RF Electronic Devices and Systems

# Series RLC resonant circuit Series RLC resonant circuit is used to model a resonator at frequencies close to resonance. Resonator is a system, demonstrating resonance behaviour. Resonance in a circuit occurs when power stored in the inductor is equal to power stored in capacitor.

Example of this circuit is shown below. Here input impedance ${Z}_{in}=R+j\omega L–j\frac{1}{\omega C}$and power delivered to resonator is  ${P}_{in}=\frac{V{I}^{*}}{2}=\frac{{\left|I\right|}^{2}}{2}\left(R+j\omega L–\frac{j}{\omega C}\right)$.

Power dissipated on the resistor $R$ is ${P}_{R}=\frac{1}{2}{\left|I\right|}^{2}R$. Magnetic energy stored at the inductor $L$ is ${P}_{L}=\frac{1}{4}{\left|I\right|}^{2}L$. Electric energy stored at the capacitor $C$ is ${P}_{C}=\frac{1}{4}{\left|I\right|}^{2}\frac{1}{{\omega }^{2}C}$.

So total power  for this circuit is ${P}_{tot}={P}_{R}+2j\omega \left({P}_{L}–{P}_{C}\right)$. At the same time ${P}_{tot}=\frac{{\left|I\right|}^{2}{Z}_{in}}{2}$. Here we can get the input impedance as ${Z}_{in}=\frac{2}{{\left|I\right|}^{2}}\left({P}_{R}+2j\omega \left({P}_{L}+{P}_{C}\right)\right)$.

The condition of resonance is equality of energies stored at capacitor and inductor. So ${Z}_{in}=R$, and input impedance is equal to resistance $R$. And ${\omega }_{0}=\frac{1}{\sqrt{LC}}$ because ${P}_{C}={P}_{L}$.

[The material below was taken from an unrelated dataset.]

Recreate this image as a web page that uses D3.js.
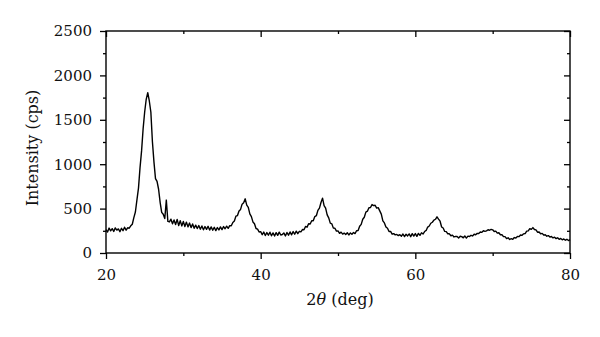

Resonant circuit is characterised with the quality factor $Q=\omega \frac{{P}_{c}+{P}_{L}}{{P}_{R}}$, which is always proportional to the energy stored in a circuit and energy lost in a circuit.

The reasons of losses in a circuit can be :

• conduction losses;
• dielectric losses;
• external circuit losses.

If resonator does not have external circuit, it is called unloaded, and it’s quality factor is ${Q}_{0}$. In the other case resonator circuit is loaded and quality factor is $Q$.

In case of unloaded resonant circuit easy to show that ${Q}_{0}=\frac{{\omega }_{0}L}{R}=\frac{1}{{\omega }_{0}RC}$.

Let’s consider input impedance in the area of resonance ${\omega }_{0}+∆\omega$, where $∆\omega \ll {\omega }_{0}$${Z}_{in}=R+j\omega L\left(1–\frac{1}{{\omega }^{2}LC}\right)=R+j\omega L\left(1–\frac{{{\omega }_{0}}^{2}}{{\omega }^{2}}\right)$, where ${\omega }_{0}=\frac{1}{LC}$.

Mathematically we can show that ${\omega }^{2}–{{\omega }_{0}}^{2}\approx 2\omega ∆\omega$, so ${Z}_{in}\approx R+j\frac{2R{Q}_{0}∆\omega }{{\omega }_{0}}$.